DEAR ABBY: I married a man with two adult children. When I met him, "Jerry" was a single father whose ex-wife had died soon after their divorce.

I have two small children who live with us. Jerry has been a wonderful husband and stepfather. When we married years ago, we both owned our own homes. We jointly decided to rent mine and live in his.

Whenever we go away on a vacation, his children use our home without asking. There have been parties, complaints from neighbors, our house left in disarray, and "friends" I don't know sleeping in my children's beds. In the past, Jerry tolerated this behavior.

Now that my children and I live here, I asked my husband to talk to his children about this. He did, and things have toned down, but they haven't stopped.

It bothers me that they use our home when we're not here. I feel it's an invasion of privacy, lack of respect and a risk. Jerry feels it's their home, too, and he's reluctant to be firm with them. I don't think they or their friends should be here when we're gone. Am I out of line?

"" HOME INVASION IN CALIFORNIA

DEAR HOME INVASION: No, I agree with you. Circumstances have changed since your husband's children lived there, and your feelings need to be considered.

It is no longer "their" house. Throwing wild parties, inviting strangers to use the beds and leaving the place in disarray is disrespectful to both you and their father, and should not be tolerated. Your husband's reluctance to make this clear may have to do with lingering guilt over his divorce from their mother, but it's time for him to step up, do what's right and draw the line.

DEAR ABBY: I'm in the eighth grade, and I have crushes on two boys. One is in 11th grade and the other is a senior.

The boy in 11th grade treats me like a queen, and I don't exactly like that. On the other hand, the senior treats me like I'm nothing, and I really like him.

My friends think I should be with the one who's in 11th grade. What do you think?

"" HARRISBURG, PA., TEEN

DEAR TEEN: I think you have confused the excitement of a "challenge" with a real relationship. Before you begin dating anyone, it's important that you figure out exactly what it is about being treated well that turns you off, and why you're attracted to someone who is even mildly abusive. The sooner you do that the better, because you'll save yourself a world of disappointment and pain.

PS: Right now, I think both of those boys are too old for you.

DEAR ABBY: What should a person do when he or she works with a pathological liar? This woman brags about extravagant trips to New York, Europe, etc., from which she never brings any pictures to show. She brags about what she has or what she buys. She even tells people that she's a lawyer when she's really a secretary, and tells everyone that she's going to school, but she has never enrolled at any colleges.
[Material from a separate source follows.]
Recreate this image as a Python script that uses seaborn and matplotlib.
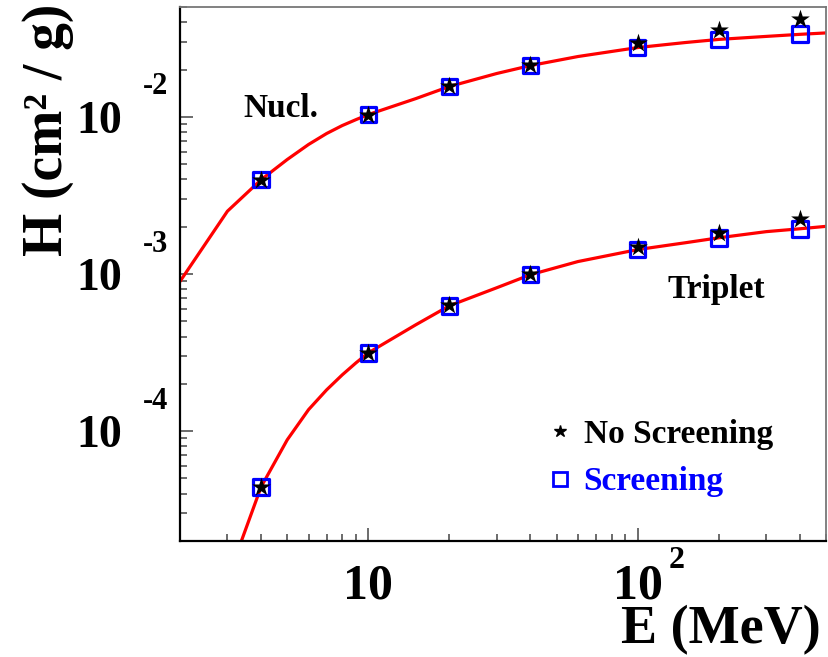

This woman and I have friends in common, and I know that none of what she brags about is true. Because she works with a lot of professional people, I guess she feels she has to make up lies to fit in. I wish everyone knew what she's doing so they wouldn't fall for her lies. What do you recommend?

"" FED UP IN PASCO, WASH.

DEAR FED UP: The person you have described has enough problems without you creating more for her. I recommend you bide your time and keep your distance. People who lie usually trip themselves up and give themselves away eventually.